start

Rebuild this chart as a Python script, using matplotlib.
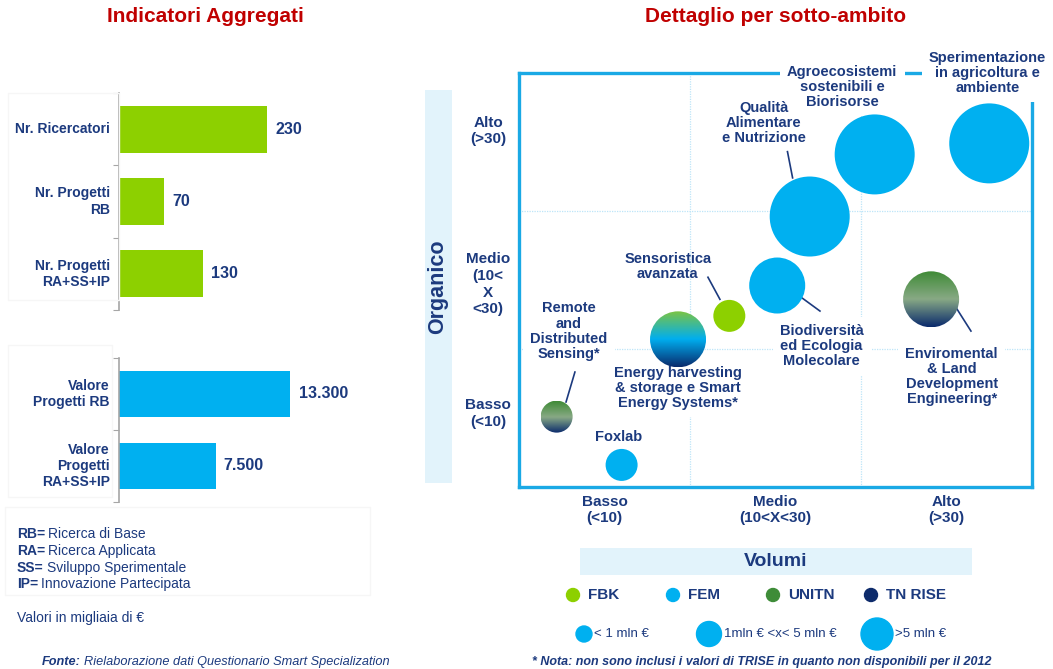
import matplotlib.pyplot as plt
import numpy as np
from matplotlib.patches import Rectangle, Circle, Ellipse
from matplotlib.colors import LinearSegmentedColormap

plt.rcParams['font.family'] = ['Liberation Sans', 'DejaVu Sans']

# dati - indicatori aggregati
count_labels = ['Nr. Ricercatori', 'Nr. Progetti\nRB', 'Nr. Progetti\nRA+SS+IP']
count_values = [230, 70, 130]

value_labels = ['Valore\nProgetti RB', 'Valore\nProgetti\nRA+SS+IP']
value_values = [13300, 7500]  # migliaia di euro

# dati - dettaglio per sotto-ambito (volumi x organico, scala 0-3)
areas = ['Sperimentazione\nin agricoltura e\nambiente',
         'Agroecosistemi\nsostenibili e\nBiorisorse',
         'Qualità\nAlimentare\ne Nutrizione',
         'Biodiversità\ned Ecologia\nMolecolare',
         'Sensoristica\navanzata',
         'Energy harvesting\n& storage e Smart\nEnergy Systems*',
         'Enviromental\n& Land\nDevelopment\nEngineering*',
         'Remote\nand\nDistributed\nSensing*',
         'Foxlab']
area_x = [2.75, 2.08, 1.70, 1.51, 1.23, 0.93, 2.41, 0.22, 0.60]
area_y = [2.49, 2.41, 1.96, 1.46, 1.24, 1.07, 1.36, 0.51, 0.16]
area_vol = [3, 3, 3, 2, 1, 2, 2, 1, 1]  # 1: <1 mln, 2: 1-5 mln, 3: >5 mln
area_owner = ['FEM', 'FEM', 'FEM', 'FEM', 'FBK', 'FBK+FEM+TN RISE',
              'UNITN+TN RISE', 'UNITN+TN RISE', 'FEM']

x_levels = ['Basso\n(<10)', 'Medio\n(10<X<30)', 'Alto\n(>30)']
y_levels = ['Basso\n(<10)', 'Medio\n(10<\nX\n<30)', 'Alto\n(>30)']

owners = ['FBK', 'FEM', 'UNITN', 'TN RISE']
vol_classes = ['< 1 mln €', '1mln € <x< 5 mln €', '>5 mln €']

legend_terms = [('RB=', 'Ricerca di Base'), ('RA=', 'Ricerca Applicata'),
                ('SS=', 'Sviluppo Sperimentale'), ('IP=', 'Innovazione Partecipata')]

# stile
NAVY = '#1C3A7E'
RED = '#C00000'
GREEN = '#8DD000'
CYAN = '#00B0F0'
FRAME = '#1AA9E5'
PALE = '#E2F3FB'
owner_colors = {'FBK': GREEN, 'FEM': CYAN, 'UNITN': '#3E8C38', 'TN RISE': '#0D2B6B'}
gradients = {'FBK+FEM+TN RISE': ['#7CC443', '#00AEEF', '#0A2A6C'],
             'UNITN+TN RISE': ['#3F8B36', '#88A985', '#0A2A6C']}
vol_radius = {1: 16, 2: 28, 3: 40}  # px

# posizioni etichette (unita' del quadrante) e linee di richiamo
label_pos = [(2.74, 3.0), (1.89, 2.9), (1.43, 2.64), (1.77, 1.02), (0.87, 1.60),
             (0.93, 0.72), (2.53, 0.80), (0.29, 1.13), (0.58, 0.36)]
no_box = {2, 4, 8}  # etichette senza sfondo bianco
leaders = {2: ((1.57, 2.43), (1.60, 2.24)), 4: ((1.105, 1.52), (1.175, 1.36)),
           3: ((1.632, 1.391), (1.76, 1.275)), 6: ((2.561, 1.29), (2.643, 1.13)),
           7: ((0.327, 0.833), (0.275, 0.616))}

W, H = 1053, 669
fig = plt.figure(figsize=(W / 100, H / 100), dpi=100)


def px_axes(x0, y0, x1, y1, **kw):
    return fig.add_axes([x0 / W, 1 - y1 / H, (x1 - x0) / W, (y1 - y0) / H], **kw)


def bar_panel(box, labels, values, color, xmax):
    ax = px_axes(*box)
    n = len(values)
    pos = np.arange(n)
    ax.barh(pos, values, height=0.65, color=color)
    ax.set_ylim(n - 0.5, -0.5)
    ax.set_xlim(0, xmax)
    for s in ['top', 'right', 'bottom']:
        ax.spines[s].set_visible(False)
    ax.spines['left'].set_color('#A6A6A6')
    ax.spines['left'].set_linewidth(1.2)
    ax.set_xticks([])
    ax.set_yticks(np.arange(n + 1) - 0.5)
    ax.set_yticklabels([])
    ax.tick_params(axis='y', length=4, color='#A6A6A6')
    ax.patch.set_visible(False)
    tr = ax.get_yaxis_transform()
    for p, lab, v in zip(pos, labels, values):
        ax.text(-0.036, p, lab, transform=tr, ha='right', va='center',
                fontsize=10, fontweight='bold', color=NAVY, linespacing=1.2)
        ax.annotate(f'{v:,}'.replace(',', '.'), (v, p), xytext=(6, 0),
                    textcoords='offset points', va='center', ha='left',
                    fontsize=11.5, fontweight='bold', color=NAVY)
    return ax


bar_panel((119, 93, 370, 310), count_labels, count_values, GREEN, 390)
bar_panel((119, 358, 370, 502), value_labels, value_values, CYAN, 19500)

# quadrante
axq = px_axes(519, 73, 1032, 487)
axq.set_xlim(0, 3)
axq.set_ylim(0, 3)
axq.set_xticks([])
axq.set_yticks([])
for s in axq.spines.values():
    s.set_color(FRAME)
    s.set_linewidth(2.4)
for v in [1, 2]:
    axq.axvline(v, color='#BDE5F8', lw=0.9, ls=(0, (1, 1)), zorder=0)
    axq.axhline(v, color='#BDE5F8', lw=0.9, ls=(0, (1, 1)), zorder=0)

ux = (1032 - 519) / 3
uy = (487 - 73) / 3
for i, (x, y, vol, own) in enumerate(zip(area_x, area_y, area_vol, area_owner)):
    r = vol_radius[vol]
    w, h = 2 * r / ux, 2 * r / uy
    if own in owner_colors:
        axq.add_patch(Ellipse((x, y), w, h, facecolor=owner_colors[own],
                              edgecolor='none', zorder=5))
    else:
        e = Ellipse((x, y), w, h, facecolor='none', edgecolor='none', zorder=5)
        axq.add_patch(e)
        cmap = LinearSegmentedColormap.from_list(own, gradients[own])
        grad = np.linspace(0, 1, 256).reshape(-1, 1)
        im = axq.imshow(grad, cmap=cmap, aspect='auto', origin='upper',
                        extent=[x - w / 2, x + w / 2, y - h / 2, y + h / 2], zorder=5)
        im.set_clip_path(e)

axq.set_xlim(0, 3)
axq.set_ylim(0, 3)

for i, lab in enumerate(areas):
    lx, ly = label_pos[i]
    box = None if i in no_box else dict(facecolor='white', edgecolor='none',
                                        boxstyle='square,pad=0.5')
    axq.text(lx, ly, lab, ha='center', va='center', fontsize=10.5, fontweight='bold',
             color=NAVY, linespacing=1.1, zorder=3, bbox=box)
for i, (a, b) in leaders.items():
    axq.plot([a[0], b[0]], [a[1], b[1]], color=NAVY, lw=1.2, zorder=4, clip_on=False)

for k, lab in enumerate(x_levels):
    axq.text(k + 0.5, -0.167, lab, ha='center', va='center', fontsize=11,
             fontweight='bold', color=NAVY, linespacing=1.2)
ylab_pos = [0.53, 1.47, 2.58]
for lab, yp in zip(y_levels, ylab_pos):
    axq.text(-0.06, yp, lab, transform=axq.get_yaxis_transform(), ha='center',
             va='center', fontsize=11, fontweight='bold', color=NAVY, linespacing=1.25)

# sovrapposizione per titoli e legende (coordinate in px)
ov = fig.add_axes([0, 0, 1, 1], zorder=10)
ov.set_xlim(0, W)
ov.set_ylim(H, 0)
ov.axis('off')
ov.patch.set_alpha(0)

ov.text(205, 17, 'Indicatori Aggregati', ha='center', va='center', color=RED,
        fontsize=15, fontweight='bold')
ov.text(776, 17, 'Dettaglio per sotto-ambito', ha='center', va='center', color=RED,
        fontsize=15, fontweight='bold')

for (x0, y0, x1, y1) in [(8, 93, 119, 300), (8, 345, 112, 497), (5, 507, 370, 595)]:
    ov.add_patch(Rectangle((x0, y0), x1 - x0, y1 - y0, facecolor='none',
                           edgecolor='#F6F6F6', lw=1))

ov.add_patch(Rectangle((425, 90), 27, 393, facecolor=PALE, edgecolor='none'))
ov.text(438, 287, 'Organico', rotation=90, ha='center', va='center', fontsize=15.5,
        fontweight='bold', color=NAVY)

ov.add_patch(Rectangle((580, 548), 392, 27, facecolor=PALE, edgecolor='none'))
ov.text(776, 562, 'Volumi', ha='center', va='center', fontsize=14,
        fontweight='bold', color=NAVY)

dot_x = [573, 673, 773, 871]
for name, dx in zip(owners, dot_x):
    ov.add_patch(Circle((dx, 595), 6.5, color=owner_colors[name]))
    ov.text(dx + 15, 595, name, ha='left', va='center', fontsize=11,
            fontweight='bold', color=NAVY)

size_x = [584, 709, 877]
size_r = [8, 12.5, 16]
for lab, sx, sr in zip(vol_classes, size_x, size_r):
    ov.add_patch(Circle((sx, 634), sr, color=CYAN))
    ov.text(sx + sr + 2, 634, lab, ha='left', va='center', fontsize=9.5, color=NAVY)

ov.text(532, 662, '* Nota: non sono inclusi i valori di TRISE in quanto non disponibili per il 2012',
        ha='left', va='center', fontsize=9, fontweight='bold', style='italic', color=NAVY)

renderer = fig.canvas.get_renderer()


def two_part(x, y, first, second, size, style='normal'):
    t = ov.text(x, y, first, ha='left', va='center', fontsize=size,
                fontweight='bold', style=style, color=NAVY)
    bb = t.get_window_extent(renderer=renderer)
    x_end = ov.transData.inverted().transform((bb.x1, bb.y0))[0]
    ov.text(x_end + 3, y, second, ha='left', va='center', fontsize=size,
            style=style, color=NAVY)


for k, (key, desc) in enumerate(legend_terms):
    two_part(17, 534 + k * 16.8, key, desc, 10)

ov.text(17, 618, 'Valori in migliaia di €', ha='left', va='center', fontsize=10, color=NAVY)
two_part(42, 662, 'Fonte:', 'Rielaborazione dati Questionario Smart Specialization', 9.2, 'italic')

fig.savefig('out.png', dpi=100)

end
start

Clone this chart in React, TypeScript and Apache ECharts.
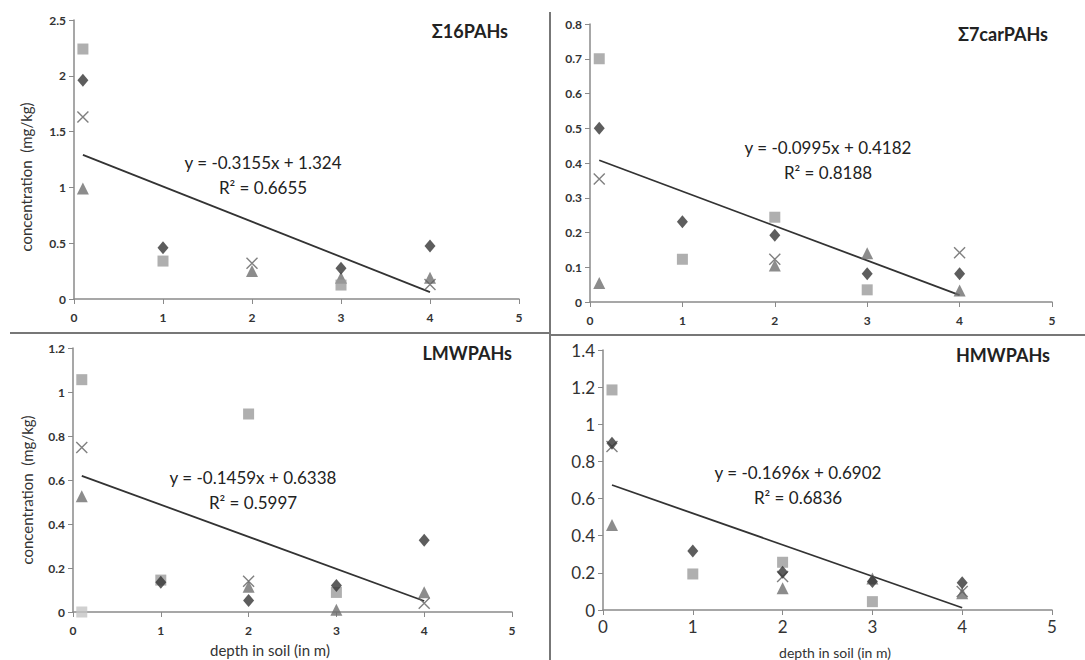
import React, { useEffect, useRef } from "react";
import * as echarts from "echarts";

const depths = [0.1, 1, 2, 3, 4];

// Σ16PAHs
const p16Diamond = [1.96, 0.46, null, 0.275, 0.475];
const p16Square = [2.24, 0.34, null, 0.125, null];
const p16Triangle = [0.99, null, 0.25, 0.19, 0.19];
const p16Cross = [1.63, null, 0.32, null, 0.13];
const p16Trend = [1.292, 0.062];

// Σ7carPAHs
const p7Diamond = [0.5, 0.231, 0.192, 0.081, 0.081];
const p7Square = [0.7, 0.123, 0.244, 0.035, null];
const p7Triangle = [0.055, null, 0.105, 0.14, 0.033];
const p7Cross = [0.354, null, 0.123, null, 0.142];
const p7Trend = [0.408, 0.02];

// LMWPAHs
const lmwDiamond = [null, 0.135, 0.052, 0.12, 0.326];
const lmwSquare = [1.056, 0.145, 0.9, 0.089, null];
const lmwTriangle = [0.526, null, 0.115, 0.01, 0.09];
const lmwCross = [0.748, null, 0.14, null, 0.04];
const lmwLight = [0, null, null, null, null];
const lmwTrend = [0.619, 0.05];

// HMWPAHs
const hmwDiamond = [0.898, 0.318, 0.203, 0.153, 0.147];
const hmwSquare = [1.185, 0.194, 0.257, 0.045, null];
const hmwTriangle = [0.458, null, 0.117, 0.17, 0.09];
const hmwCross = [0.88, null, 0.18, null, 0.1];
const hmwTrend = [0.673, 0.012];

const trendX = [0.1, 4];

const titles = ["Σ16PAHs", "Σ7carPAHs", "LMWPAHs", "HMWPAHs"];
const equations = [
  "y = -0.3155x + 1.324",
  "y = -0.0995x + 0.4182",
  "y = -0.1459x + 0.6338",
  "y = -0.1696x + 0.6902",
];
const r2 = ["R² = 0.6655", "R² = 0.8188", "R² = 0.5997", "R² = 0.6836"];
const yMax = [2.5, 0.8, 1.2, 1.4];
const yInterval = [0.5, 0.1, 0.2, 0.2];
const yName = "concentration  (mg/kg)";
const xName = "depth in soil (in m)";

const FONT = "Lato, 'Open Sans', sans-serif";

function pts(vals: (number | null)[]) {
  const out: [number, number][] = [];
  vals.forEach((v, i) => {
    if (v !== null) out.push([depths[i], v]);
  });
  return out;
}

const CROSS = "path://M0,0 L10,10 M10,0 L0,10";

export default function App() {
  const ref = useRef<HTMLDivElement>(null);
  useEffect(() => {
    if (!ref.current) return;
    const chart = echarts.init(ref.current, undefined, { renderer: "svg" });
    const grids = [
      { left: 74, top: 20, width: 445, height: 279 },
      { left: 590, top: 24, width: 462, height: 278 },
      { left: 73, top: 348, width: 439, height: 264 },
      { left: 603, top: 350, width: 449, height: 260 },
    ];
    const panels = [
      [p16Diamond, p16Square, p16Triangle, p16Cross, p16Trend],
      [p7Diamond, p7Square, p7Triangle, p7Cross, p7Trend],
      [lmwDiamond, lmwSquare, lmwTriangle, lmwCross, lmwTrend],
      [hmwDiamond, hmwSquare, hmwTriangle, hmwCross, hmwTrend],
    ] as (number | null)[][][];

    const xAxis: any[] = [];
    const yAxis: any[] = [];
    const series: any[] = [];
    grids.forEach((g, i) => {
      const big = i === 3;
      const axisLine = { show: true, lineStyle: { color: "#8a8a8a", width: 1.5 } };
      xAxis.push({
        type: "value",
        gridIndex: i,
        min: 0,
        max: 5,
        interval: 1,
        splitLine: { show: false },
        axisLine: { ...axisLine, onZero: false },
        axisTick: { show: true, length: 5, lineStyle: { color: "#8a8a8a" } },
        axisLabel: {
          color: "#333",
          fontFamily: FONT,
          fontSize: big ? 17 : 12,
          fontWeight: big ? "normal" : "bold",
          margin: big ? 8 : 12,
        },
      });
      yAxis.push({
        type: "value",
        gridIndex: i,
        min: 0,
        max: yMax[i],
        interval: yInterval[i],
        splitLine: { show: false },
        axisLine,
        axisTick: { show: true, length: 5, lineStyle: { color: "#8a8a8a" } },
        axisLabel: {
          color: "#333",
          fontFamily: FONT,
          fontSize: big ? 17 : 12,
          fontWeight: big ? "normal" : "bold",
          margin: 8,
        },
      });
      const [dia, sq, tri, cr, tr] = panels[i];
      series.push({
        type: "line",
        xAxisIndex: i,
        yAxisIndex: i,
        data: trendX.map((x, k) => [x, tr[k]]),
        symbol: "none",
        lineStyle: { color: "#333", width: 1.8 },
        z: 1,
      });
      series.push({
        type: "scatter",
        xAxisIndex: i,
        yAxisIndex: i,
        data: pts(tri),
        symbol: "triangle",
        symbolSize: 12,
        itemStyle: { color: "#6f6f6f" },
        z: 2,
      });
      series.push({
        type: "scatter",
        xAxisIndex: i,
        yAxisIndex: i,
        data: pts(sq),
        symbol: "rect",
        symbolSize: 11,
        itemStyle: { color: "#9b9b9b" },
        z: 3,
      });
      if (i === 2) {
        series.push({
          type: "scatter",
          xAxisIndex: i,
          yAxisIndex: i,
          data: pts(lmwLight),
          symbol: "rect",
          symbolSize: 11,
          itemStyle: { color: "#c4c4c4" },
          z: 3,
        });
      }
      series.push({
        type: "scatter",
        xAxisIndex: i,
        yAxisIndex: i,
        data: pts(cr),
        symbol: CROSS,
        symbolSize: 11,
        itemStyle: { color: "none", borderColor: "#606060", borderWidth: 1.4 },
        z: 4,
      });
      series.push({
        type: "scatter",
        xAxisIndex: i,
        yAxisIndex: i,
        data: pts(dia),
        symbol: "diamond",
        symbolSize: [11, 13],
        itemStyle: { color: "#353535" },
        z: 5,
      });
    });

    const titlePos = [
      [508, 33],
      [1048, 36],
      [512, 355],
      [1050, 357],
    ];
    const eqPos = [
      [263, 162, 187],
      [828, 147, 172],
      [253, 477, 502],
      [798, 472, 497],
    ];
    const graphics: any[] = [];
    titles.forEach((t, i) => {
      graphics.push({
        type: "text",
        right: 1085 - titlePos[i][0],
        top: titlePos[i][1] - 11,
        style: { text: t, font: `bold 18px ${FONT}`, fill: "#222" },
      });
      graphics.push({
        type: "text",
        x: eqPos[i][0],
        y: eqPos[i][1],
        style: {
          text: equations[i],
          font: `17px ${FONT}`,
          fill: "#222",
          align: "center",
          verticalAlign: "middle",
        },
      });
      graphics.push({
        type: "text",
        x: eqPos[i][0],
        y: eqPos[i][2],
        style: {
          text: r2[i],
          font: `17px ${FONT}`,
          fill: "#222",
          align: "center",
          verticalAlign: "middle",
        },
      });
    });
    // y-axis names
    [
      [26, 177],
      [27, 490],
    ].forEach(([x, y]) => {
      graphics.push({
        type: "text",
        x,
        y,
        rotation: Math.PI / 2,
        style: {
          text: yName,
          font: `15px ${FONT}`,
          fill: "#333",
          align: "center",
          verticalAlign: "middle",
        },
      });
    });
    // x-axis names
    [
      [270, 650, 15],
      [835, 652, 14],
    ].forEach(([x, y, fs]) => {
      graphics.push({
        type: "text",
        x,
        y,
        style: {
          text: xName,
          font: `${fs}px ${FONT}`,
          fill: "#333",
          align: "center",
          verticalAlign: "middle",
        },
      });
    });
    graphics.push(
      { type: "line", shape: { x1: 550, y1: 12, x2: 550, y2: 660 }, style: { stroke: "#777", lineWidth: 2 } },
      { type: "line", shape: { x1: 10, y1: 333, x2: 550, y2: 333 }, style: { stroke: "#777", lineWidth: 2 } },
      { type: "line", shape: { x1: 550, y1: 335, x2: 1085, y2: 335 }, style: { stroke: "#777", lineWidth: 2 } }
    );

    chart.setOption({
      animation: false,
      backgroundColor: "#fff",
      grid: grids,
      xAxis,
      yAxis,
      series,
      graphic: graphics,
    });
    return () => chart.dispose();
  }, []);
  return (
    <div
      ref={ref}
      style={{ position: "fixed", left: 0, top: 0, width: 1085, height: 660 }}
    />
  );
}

end
start

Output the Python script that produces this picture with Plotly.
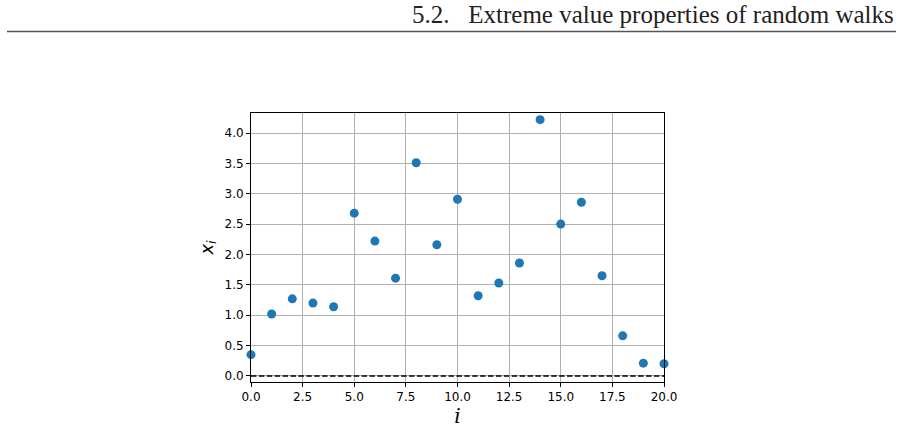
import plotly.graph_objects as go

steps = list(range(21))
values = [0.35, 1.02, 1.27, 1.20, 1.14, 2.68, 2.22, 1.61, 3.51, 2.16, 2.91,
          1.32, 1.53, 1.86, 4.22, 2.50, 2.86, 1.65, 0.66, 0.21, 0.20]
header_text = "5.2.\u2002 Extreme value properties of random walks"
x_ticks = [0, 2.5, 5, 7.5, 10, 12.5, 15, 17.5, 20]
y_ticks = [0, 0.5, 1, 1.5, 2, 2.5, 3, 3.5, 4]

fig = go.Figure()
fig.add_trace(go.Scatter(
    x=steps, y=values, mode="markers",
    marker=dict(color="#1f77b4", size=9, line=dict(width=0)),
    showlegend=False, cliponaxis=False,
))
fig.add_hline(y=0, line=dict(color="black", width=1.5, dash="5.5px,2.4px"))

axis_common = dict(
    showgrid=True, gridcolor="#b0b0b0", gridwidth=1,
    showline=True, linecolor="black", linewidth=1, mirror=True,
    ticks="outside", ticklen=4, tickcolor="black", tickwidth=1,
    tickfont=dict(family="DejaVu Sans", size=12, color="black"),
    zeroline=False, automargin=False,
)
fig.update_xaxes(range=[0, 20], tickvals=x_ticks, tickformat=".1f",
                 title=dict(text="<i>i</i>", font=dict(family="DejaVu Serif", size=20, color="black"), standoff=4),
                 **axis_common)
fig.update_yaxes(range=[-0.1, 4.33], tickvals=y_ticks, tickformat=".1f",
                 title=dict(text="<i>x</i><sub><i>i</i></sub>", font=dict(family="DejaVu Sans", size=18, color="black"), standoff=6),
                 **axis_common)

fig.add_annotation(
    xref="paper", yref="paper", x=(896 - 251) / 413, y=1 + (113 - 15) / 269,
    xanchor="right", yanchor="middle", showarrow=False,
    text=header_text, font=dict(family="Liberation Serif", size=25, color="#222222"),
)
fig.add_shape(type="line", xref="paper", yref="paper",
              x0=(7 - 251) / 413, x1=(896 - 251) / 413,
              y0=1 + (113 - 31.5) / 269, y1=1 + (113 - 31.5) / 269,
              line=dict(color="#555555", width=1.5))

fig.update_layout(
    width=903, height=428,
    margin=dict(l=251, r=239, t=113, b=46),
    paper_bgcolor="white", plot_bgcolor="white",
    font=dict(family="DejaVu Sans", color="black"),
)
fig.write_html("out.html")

end

PROBLEM TO SOLVE:
Any pictures should be left out. Reproduce every line from the one holding "Rebuild this chart" down to the one holding "from matplotlib.colors import", both of those lines included.

WRITTEN ANSWER:
Rebuild this chart as a Python script, using matplotlib.
import matplotlib.pyplot as plt
import numpy as np
from matplotlib.patches import Rectangle, Circle, Ellipse
from matplotlib.colors import LinearSegmentedColormap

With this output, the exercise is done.